*Data section*

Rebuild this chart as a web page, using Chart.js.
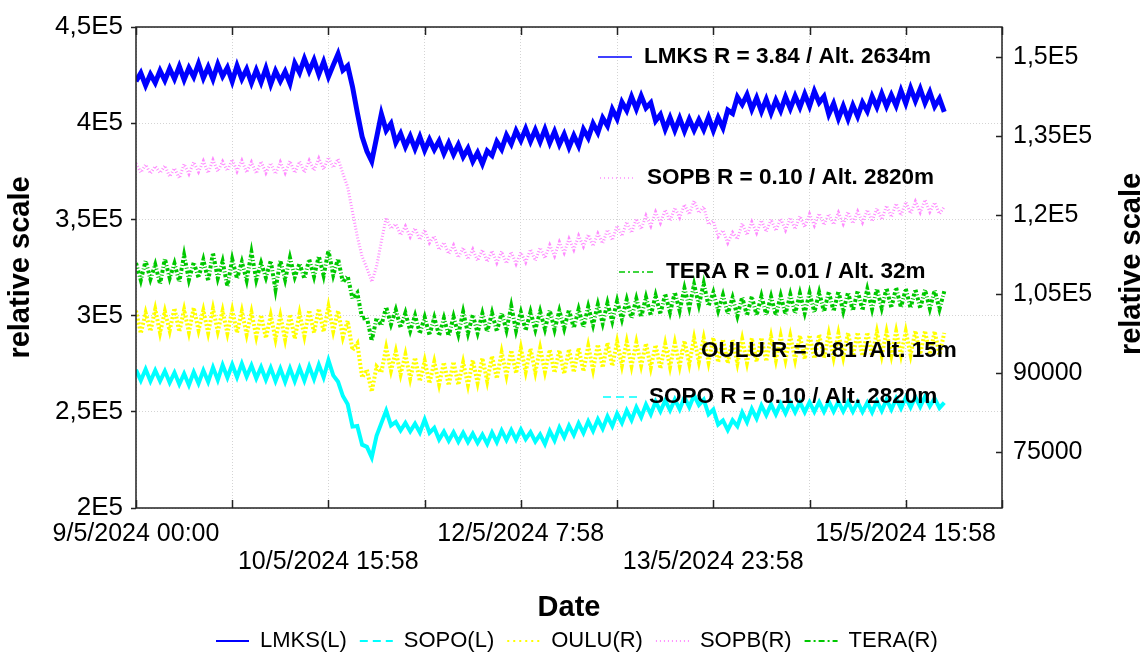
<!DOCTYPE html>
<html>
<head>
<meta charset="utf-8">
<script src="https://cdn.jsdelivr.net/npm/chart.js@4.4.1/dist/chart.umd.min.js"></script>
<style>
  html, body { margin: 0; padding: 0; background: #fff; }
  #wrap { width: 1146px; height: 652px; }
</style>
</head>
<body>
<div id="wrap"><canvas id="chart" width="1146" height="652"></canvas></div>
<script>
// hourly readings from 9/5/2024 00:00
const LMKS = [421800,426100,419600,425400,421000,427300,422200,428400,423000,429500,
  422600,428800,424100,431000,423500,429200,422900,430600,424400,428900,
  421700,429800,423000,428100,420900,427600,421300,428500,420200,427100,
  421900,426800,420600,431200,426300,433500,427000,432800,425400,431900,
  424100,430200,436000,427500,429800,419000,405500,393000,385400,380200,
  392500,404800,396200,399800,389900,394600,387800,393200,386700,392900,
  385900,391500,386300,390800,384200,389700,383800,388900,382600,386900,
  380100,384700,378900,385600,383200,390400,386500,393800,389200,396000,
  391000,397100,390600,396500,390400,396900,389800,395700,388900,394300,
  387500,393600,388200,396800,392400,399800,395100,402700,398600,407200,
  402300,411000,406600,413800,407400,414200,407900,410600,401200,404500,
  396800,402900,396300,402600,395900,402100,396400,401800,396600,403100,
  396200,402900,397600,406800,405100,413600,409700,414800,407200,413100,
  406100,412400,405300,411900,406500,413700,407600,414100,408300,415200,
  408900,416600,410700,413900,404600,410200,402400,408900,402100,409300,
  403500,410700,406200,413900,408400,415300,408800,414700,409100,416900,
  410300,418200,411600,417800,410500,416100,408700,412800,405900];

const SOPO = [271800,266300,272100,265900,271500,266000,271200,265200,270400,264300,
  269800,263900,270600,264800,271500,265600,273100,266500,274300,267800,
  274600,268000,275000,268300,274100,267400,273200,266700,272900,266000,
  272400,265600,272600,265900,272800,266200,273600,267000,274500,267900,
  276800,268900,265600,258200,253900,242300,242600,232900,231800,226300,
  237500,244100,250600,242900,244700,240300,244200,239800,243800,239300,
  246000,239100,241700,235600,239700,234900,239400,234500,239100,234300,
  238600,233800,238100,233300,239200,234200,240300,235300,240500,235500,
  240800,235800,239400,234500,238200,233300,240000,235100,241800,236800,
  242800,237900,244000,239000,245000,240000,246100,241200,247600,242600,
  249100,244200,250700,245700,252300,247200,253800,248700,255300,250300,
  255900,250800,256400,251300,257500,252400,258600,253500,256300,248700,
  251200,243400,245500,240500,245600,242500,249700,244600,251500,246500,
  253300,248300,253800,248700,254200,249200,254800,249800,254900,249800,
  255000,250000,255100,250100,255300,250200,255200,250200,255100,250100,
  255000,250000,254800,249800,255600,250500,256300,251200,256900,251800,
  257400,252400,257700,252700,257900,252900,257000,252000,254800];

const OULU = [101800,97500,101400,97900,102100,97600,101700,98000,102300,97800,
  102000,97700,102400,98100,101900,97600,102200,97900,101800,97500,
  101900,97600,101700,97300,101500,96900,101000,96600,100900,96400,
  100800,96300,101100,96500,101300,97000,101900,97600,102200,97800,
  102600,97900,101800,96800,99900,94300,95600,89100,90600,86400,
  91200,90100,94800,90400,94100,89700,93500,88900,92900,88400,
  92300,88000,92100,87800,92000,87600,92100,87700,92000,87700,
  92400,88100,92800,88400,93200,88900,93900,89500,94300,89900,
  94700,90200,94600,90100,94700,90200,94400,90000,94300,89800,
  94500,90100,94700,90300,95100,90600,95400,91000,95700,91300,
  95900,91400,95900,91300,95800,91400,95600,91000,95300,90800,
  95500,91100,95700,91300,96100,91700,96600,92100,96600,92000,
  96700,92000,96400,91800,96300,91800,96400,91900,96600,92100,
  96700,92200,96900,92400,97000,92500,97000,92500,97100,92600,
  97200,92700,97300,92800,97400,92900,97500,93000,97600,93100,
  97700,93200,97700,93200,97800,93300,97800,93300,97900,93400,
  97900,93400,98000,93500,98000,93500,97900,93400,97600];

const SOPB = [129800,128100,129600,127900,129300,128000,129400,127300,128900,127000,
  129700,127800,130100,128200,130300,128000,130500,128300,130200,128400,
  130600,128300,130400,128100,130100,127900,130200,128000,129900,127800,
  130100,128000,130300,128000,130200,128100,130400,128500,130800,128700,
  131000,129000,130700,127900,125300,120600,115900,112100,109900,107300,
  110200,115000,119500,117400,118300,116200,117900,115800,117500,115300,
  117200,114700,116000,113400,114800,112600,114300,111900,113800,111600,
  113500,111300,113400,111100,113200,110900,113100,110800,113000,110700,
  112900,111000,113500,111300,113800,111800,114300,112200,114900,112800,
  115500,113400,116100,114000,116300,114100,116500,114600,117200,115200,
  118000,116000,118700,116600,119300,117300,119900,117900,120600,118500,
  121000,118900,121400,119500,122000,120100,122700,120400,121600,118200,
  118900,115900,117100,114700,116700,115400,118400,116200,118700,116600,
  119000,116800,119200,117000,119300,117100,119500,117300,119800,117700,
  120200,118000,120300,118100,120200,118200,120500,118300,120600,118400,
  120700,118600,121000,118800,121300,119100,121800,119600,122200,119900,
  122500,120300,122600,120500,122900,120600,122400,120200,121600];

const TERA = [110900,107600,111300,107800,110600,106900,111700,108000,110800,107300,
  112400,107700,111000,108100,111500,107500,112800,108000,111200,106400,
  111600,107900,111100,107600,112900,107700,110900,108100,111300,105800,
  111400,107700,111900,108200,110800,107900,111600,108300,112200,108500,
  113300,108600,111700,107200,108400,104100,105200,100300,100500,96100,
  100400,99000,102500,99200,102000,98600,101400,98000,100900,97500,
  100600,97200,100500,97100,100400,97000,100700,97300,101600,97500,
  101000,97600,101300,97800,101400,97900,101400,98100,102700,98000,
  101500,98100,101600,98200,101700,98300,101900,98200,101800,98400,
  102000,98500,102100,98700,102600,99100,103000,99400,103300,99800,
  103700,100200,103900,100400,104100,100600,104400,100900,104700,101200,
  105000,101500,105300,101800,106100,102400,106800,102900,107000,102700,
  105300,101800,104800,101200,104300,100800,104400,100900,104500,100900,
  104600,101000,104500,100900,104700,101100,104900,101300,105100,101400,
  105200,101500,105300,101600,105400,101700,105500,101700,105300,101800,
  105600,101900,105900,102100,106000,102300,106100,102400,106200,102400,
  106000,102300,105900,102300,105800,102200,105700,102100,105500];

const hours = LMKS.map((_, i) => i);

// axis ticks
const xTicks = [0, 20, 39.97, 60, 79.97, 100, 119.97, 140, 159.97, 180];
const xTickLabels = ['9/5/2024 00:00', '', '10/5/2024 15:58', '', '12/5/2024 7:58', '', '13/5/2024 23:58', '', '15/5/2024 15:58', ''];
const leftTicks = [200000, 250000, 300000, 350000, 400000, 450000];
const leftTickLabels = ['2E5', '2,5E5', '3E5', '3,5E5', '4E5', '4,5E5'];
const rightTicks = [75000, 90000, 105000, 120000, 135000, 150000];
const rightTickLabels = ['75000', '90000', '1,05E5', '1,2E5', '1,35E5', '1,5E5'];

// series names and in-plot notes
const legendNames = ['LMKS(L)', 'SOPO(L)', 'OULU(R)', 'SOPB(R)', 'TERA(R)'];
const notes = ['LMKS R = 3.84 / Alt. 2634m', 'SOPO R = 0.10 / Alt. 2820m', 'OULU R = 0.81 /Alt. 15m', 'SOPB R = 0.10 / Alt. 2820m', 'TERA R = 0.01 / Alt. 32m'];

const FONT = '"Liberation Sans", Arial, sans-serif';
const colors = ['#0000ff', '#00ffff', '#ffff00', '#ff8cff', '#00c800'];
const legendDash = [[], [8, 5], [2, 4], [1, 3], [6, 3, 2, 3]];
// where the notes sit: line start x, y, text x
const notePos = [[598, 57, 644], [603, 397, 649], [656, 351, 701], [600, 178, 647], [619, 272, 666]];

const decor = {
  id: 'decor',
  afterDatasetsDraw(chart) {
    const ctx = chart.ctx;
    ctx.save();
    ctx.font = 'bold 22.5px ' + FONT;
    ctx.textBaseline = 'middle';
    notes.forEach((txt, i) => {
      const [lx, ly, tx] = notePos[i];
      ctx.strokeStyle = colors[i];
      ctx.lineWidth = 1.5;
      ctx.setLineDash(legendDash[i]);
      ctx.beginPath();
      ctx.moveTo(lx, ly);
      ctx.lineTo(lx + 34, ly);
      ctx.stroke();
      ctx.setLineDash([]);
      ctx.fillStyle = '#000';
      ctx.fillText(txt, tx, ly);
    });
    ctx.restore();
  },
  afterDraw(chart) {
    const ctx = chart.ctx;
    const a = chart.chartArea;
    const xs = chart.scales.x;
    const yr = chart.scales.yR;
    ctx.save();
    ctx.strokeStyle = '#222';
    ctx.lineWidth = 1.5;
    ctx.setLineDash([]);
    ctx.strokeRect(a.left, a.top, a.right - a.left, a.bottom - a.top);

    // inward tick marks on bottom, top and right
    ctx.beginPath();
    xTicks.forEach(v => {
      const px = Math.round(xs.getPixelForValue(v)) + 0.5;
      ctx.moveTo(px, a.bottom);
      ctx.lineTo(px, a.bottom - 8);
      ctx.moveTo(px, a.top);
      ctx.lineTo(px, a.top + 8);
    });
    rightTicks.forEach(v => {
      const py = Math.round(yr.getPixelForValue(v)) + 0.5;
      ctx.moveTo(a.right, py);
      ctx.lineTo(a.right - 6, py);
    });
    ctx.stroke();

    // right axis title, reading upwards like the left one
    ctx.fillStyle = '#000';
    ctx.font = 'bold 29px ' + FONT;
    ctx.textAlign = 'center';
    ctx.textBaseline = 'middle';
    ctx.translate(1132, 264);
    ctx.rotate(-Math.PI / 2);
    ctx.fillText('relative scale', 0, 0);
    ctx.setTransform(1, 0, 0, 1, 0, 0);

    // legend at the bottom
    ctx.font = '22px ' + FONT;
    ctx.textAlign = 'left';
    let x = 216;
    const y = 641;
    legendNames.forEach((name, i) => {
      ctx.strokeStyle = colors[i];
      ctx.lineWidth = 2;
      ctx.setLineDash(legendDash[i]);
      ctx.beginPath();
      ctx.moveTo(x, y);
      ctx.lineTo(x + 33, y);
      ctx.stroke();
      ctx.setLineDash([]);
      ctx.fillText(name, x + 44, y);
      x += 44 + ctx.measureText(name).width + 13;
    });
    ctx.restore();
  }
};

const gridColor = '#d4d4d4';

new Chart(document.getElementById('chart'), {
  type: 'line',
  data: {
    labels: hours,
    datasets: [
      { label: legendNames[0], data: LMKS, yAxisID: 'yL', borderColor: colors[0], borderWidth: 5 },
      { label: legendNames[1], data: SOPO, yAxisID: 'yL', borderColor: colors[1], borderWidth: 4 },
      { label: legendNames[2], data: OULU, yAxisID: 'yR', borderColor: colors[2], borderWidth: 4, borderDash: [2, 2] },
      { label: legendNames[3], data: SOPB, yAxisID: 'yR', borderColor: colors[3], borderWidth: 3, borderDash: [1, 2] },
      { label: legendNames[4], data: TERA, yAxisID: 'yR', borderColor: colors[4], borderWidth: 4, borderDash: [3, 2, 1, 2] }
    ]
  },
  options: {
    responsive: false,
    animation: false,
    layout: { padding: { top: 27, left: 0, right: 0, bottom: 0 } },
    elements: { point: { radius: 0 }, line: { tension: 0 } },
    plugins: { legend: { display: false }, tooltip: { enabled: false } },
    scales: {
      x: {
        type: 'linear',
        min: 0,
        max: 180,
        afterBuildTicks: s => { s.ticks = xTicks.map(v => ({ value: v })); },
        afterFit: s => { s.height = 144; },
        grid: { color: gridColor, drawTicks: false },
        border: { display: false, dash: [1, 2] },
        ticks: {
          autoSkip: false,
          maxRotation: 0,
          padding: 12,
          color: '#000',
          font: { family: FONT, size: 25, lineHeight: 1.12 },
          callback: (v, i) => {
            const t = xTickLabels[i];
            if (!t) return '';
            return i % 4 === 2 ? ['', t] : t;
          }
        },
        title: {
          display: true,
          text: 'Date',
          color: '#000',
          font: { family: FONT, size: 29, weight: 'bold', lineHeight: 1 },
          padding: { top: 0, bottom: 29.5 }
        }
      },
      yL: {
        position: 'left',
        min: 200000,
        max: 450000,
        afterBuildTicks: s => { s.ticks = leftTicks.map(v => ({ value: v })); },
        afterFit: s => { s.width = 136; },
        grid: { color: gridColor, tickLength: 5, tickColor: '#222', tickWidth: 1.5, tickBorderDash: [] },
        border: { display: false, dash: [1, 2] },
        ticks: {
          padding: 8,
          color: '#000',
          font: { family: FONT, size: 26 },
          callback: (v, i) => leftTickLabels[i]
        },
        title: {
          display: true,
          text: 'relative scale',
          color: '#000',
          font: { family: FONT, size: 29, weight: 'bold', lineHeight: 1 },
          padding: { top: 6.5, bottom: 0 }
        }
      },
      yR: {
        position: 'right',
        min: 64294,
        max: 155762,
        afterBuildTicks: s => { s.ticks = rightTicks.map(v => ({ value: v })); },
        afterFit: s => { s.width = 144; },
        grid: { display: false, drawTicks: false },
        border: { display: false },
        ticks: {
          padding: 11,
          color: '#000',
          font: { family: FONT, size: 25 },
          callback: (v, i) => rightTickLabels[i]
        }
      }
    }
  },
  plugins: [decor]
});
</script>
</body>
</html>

*Task*
Restate only the lines running from the start of the material above through the line containing "410300,418200,411600,417800,410500,416100,408700,412800,405900];", ends included. No pictures.

*Response below*
Rebuild this chart as a web page, using Chart.js.
<!DOCTYPE html>
<html>
<head>
<meta charset="utf-8">
<script src="https://cdn.jsdelivr.net/npm/chart.js@4.4.1/dist/chart.umd.min.js"></script>
<style>
  html, body { margin: 0; padding: 0; background: #fff; }
  #wrap { width: 1146px; height: 652px; }
</style>
</head>
<body>
<div id="wrap"><canvas id="chart" width="1146" height="652"></canvas></div>
<script>
// hourly readings from 9/5/2024 00:00
const LMKS = [421800,426100,419600,425400,421000,427300,422200,428400,423000,429500,
  422600,428800,424100,431000,423500,429200,422900,430600,424400,428900,
  421700,429800,423000,428100,420900,427600,421300,428500,420200,427100,
  421900,426800,420600,431200,426300,433500,427000,432800,425400,431900,
  424100,430200,436000,427500,429800,419000,405500,393000,385400,380200,
  392500,404800,396200,399800,389900,394600,387800,393200,386700,392900,
  385900,391500,386300,390800,384200,389700,383800,388900,382600,386900,
  380100,384700,378900,385600,383200,390400,386500,393800,389200,396000,
  391000,397100,390600,396500,390400,396900,389800,395700,388900,394300,
  387500,393600,388200,396800,392400,399800,395100,402700,398600,407200,
  402300,411000,406600,413800,407400,414200,407900,410600,401200,404500,
  396800,402900,396300,402600,395900,402100,396400,401800,396600,403100,
  396200,402900,397600,406800,405100,413600,409700,414800,407200,413100,
  406100,412400,405300,411900,406500,413700,407600,414100,408300,415200,
  408900,416600,410700,413900,404600,410200,402400,408900,402100,409300,
  403500,410700,406200,413900,408400,415300,408800,414700,409100,416900,
  410300,418200,411600,417800,410500,416100,408700,412800,405900];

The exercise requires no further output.